ドップラーシフト

 気象レーダーやライダーの話をしたので、その基本となる「ドップラーシフト」(ドップラー効果とも)についても簡単に書いておこうと思います。用語としては、ドップラー効果の方が分かりやすいかも知れませんが、ドップラーシフトの方が、SF的に格好いいのでこちらを使います。


 ドップラーという名称は、オランダ人物理学者のクリスチャン・ドップラーの名前に由来します。彼が、ドップラーシフト現象を数学的に表したからなのですが、現象自体は古くから知られていました。私たちの日常でも、頻繁に感じることができます。


 たとえば、救急車。サイレンを鳴らしながら近づいてきた救急車が、目の前を通り過ぎて走り去る時、サイレンの音が低く聞こえるはずです。これがドップラーシフト。近づいてくる音源からの音は、ギュッと押しつぶされて高くなります。一方、離れて行く時には引き延ばされて周波数が低く、つまり低い音になって聞こえるのです。

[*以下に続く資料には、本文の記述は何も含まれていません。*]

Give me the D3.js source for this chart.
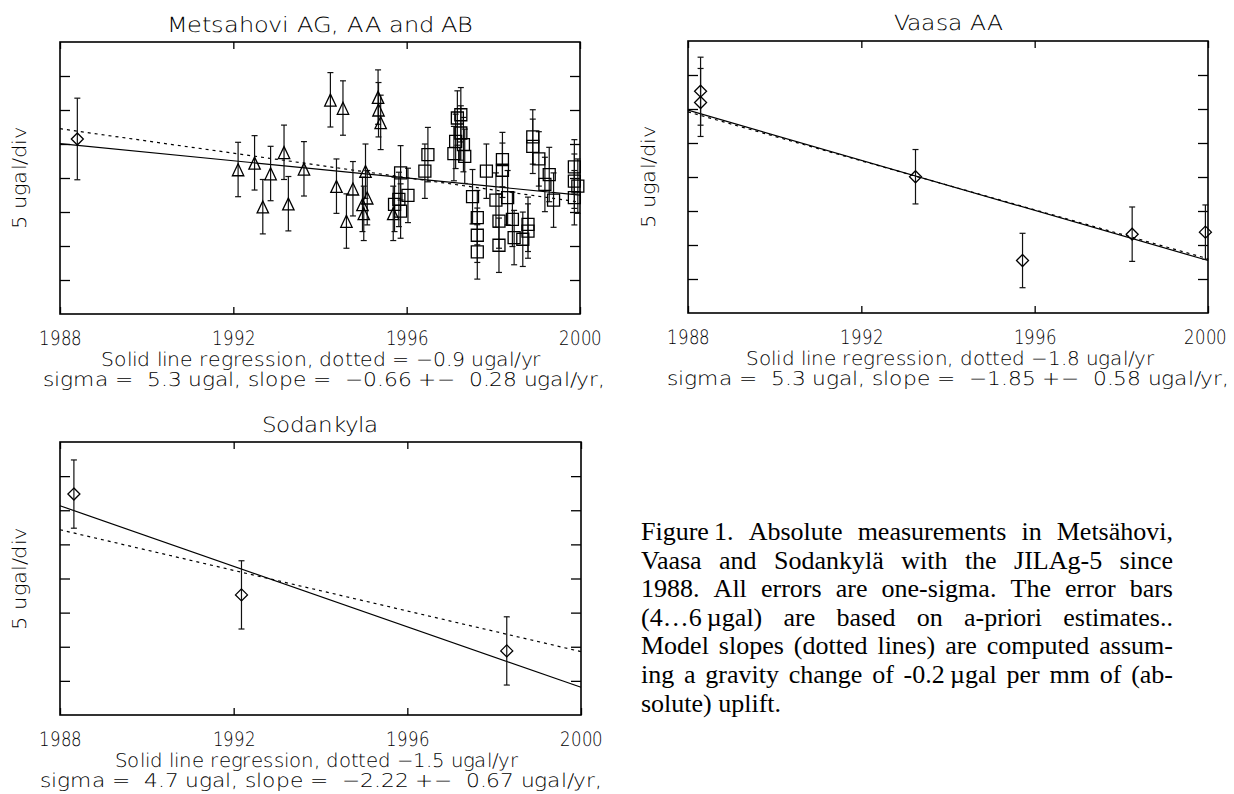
<!DOCTYPE html>
<html><head><meta charset="utf-8">
<script src="https://cdn.jsdelivr.net/npm/d3@7"></script>
<style>
@font-face { font-family: 'PlotThin'; src: local('DejaVu Sans ExtraLight'), local('DejaVuSans-ExtraLight'); }
body{margin:0;background:#fff}svg{display:block}
</style>
</head><body>
<svg id="chart" width="1234" height="794"></svg>
<script>
// ---------- data ----------
const xTickValues = [1988, 1992, 1996, 2000];
const yTickValues = [-15, -10, -5, 0, 5, 10, 15];
const lineYears = [1988, 2000];

// Metsahovi
const metDiamondYears = [1988.40];
const metDiamondVals = [5.74];
const metDiamondErr = [6];
const metTriYears = [1992.11, 1992.49, 1992.68, 1992.86, 1993.17, 1993.27, 1993.63, 1994.24, 1994.38, 1994.53,
  1994.61, 1994.76, 1994.98, 1995.01, 1995.05, 1995.09, 1995.34, 1995.35, 1995.40, 1995.69];
const metTriVals = [1.25, 2.23, -4.22, 0.66, 3.78, -3.78, 1.35, 11.50, -1.20, 10.29,
  -6.33, -1.58, -3.88, -5.20, 1.00, -2.90, 11.90, 10.04, 8.18, -5.20];
const metTriErr = [4, 4, 4, 4, 4, 4, 4, 4, 4, 4, 4, 4, 4, 4, 4, 4, 4, 4, 4, 4];
const metSqYears = [1995.72, 1995.82, 1995.86, 1995.86, 1996.03, 1996.42, 1996.49, 1997.09, 1997.13, 1997.17,
  1997.25, 1997.25, 1997.31, 1997.34, 1997.52, 1997.63, 1997.63, 1997.63, 1997.84, 1998.06,
  1998.13, 1998.13, 1998.21, 1998.21, 1998.33, 1998.44, 1998.48, 1998.68, 1998.80, 1998.80,
  1998.91, 1998.91, 1999.05, 1999.19, 1999.29, 1999.39, 1999.87, 1999.87, 1999.87, 1999.95];
const metSqVals = [-3.88, -3.15, 0.76, -4.86, -2.56, 1.00, 3.44, 3.59, 5.39, 8.82,
  9.30, 6.62, 4.91, 3.19, -2.75, -5.83, -8.42, -10.87, 1.00, -3.25,
  -6.33, -9.89, 2.71, 1.14, -2.90, -6.08, -8.76, -9.01, -6.81, -7.80,
  6.04, 4.66, 2.81, -0.95, 0.51, -3.25, 1.64, -0.47, -2.90, -1.20];
const metSqErr = [4, 4, 4, 4, 4, 4, 4, 4, 4, 4, 4, 4, 4, 4, 4, 4, 4, 4, 4, 4,
  4, 4, 4, 4, 4, 4, 4, 4, 4, 4, 4, 4, 4, 4, 4, 4, 4, 4, 4, 4];
const metSolid = [5.06, -2.52];
const metDotted = [7.25, -3.55];

// Vaasa
const vaaYears = [1988.29, 1988.29, 1993.25, 1995.72, 1998.25, 1999.94];
const vaaVals = [12.62, 10.96, 0.04, -12.28, -8.41, -8.11];
const vaaErr = [5, 5, 4, 4, 4, 4];
const vaaSolid = [9.83, -12.28];
const vaaDotted = [9.58, -12.02];

// Sodankyla
const sodYears = [1988.32, 1992.18, 1998.29];
const sodVals = [12.37, -2.40, -10.61];
const sodErr = [5, 5, 5];
const sodSolid = [10.66, -15.94];
const sodDotted = [7.14, -10.71];

const titles = ["Metsahovi AG, AA and AB", "Vaasa AA", "Sodankyla"];
const yLabel = "5 ugal/div";
const notes1 = ["Solid line regression, dotted = \u22120.9 ugal/yr",
  "Solid line regression, dotted \u22121.8 ugal/yr",
  "Solid line regression, dotted \u22121.5 ugal/yr"];
const notes2 = ["sigma =  5.3 ugal, slope =  \u22120.66 +\u2212  0.28 ugal/yr,",
  "sigma =  5.3 ugal, slope =  \u22121.85 +\u2212  0.58 ugal/yr,",
  "sigma =  4.7 ugal, slope =  \u22122.22 +\u2212  0.67 ugal/yr,"];
const captionLines = [
  "Figure\u20091. Absolute measurements in Mets\u00e4hovi,",
  "Vaasa and Sodankyl\u00e4 with the JILAg-5 since",
  "1988. All errors are one-sigma. The error bars",
  "(4\u20266\u2009\u00b5gal) are based on a-priori estimates..",
  "Model slopes (dotted lines) are computed assum-",
  "ing a gravity change of -0.2\u2009\u00b5gal per mm of (ab-",
  "solute) uplift."
];

// ---------- drawing ----------
const svg = d3.select("#chart");
const FONT = "PlotThin, 'DejaVu Sans', 'Liberation Sans', sans-serif";
const INK = "#000";

function diamondPath(cx, cy, s) { return `M${cx},${cy - s}L${cx + s},${cy}L${cx},${cy + s}L${cx - s},${cy}Z`; }
function trianglePath(cx, cy, s) { return `M${cx},${cy - s}L${cx + s},${cy + s * 1.1}L${cx - s},${cy + s * 1.1}Z`; }
function squarePath(cx, cy, s) { return `M${cx - s},${cy - s}H${cx + s}V${cy + s}H${cx - s}Z`; }

function panel(cfg) {
  const g = svg.append("g");
  const x = d3.scaleLinear().domain([1988, 2000]).range([cfg.left, cfg.right]);
  const y = d3.scaleLinear().domain([-20, 20]).range([cfg.bottom, cfg.top]);

  const ax = (gen, tx, ty) => {
    const a = g.append("g").attr("transform", `translate(${tx},${ty})`).call(gen);
    a.select(".domain").remove();
    a.selectAll(".tick line").attr("stroke", INK).attr("stroke-width", 1.3);
    return a;
  };
  const bottomAxis = ax(d3.axisBottom(x).tickValues(xTickValues).tickSizeInner(-7).tickSizeOuter(0)
    .tickPadding(16.5).tickFormat(d3.format("d")), 0, cfg.bottom);
  bottomAxis.selectAll("text").attr("font-family", FONT).attr("font-size", 20)
    .attr("fill", INK).attr("textLength", 43).attr("lengthAdjust", "spacingAndGlyphs")
    .attr("dx", (d, i) => (i === xTickValues.length - 1 ? cfg.lastDx : 0));
  ax(d3.axisTop(x).tickValues(xTickValues).tickSizeInner(-7).tickSizeOuter(0).tickFormat(""), 0, cfg.top);
  ax(d3.axisLeft(y).tickValues(yTickValues).tickSizeInner(-10).tickSizeOuter(0).tickFormat(""), cfg.left, 0);
  ax(d3.axisRight(y).tickValues(yTickValues).tickSizeInner(-10).tickSizeOuter(0).tickFormat(""), cfg.right, 0);

  g.append("rect").attr("x", cfg.left).attr("y", cfg.top)
    .attr("width", cfg.right - cfg.left).attr("height", cfg.bottom - cfg.top)
    .attr("fill", "none").attr("stroke", INK).attr("stroke-width", 1.6);

  const line = d3.line().x(d => x(d[0])).y(d => y(d[1]));
  g.append("path").attr("d", line(d3.zip(lineYears, cfg.solid)))
    .attr("fill", "none").attr("stroke", INK).attr("stroke-width", 1.2);
  g.append("path").attr("d", line(d3.zip(lineYears, cfg.dotted)))
    .attr("fill", "none").attr("stroke", INK).attr("stroke-width", 1.2).attr("stroke-dasharray", "3,4");

  cfg.series.forEach(s => {
    const pts = d3.zip(s.years, s.vals, s.err);
    const eg = g.append("g").attr("stroke", "#111").attr("stroke-width", 1.2).attr("fill", "none");
    pts.forEach(p => {
      const px = x(p[0]), y1 = y(p[1] + p[2]), y2 = y(p[1] - p[2]);
      eg.append("line").attr("x1", px).attr("x2", px).attr("y1", y1).attr("y2", y2);
      eg.append("line").attr("x1", px - 3).attr("x2", px + 3).attr("y1", y1).attr("y2", y1);
      eg.append("line").attr("x1", px - 3).attr("x2", px + 3).attr("y1", y2).attr("y2", y2);
    });
    g.append("g").selectAll("path").data(pts).join("path")
      .attr("d", p => s.shape(x(p[0]), y(p[1]), s.size))
      .attr("fill", "none").attr("stroke", INK).attr("stroke-width", 1.3);
  });

  g.append("text").attr("x", cfg.titleX).attr("y", cfg.titleY).attr("text-anchor", "middle")
    .attr("font-family", FONT).attr("font-size", 21).attr("fill", INK)
    .attr("textLength", cfg.titleW).attr("lengthAdjust", "spacingAndGlyphs").text(cfg.title);
  g.append("text").attr("transform", `translate(${cfg.yLabX},${(cfg.top + cfg.bottom) / 2}) rotate(-90)`)
    .attr("text-anchor", "middle").attr("font-family", FONT).attr("font-size", 19)
    .attr("fill", INK).attr("textLength", 102).attr("lengthAdjust", "spacingAndGlyphs").text(yLabel);
  g.append("text").attr("x", cfg.n1x).attr("y", cfg.bottom + 52).attr("font-family", FONT)
    .attr("font-size", 19).attr("fill", INK).attr("textLength", cfg.n1w).attr("lengthAdjust", "spacingAndGlyphs")
    .style("white-space", "pre").text(cfg.note1);
  g.append("text").attr("x", cfg.n2x).attr("y", cfg.bottom + 72).attr("font-family", FONT)
    .attr("font-size", 19).attr("fill", INK).attr("textLength", 562).attr("lengthAdjust", "spacingAndGlyphs")
    .style("white-space", "pre").text(cfg.note2);
}

panel({
  left: 60, right: 580, top: 42, bottom: 314, lastDx: 0,
  solid: metSolid, dotted: metDotted,
  series: [
    { years: metDiamondYears, vals: metDiamondVals, err: metDiamondErr, shape: diamondPath, size: 6 },
    { years: metTriYears, vals: metTriVals, err: metTriErr, shape: trianglePath, size: 5.7 },
    { years: metSqYears, vals: metSqVals, err: metSqErr, shape: squarePath, size: 6 }
  ],
  title: titles[0], titleX: 320, titleY: 32, titleW: 307, yLabX: 26,
  note1: notes1[0], n1x: 101, n1w: 440, note2: notes2[0], n2x: 43
});
panel({
  left: 688, right: 1208, top: 41, bottom: 313, lastDx: -3,
  solid: vaaSolid, dotted: vaaDotted,
  series: [{ years: vaaYears, vals: vaaVals, err: vaaErr, shape: diamondPath, size: 6 }],
  title: titles[1], titleX: 948, titleY: 30, titleW: 109, yLabX: 655,
  note1: notes1[1], n1x: 746, n1w: 408, note2: notes2[1], n2x: 667
});
panel({
  left: 60, right: 581, top: 442, bottom: 715, lastDx: 0,
  solid: sodSolid, dotted: sodDotted,
  series: [{ years: sodYears, vals: sodVals, err: sodErr, shape: diamondPath, size: 6 }],
  title: titles[2], titleX: 320, titleY: 432, titleW: 117, yLabX: 26,
  note1: notes1[2], n1x: 115, n1w: 403, note2: notes2[2], n2x: 40
});

// caption (justified)
const capLeft = 641, capRight = 1173, capTop = 540, capStep = 28.6;
const cap = svg.append("g").attr("font-family", "'Liberation Serif', 'Times New Roman', serif")
  .attr("font-size", 26).attr("fill", INK);
captionLines.forEach((ln, i) => {
  const words = ln.split(" ");
  const yb = capTop + i * capStep;
  const nodes = words.map(w => cap.append("text").attr("y", yb).text(w));
  const widths = nodes.map(n => n.node().getComputedTextLength());
  const total = d3.sum(widths);
  const last = i === captionLines.length - 1;
  const gap = last ? 6.5 : (capRight - capLeft - total) / (words.length - 1);
  let xx = capLeft;
  nodes.forEach((n, k) => { n.attr("x", xx); xx += widths[k] + gap; });
});
</script>
</body></html>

 気象レーダーをはじめとするドップラーレーダー、ドップラーライダーも、この現象を利用しています。レーダーから発信した電磁波が対象物に当たって反射するとき、対象が近づいていれば周波数が高く、離れる方向に移動していれば周波数が低くなります。一定間隔で測定することで、気象レーダーでは雨雲の動きを捉えることができるのです。


 光にも、ドップラーシフトは発生します。光源が近づいている時その光は青っぽく見え、離れて行く時には赤っぽく見えます。それぞれ、青方偏移、赤方偏移と呼びます。

 天文学者のエドウィン・ハッブルは、ほとんどすべての天体が赤方偏移をしていることに気が付き、宇宙が膨張していることを突き止めました。ハッブル宇宙望遠鏡の名前は、彼から付けられています。


 余談ですが、赤方偏移といえば、フレッド・セイバーヘーゲンの「赤方偏移の仮面」ですね。バーサーカーといえば、このシリーズですよ。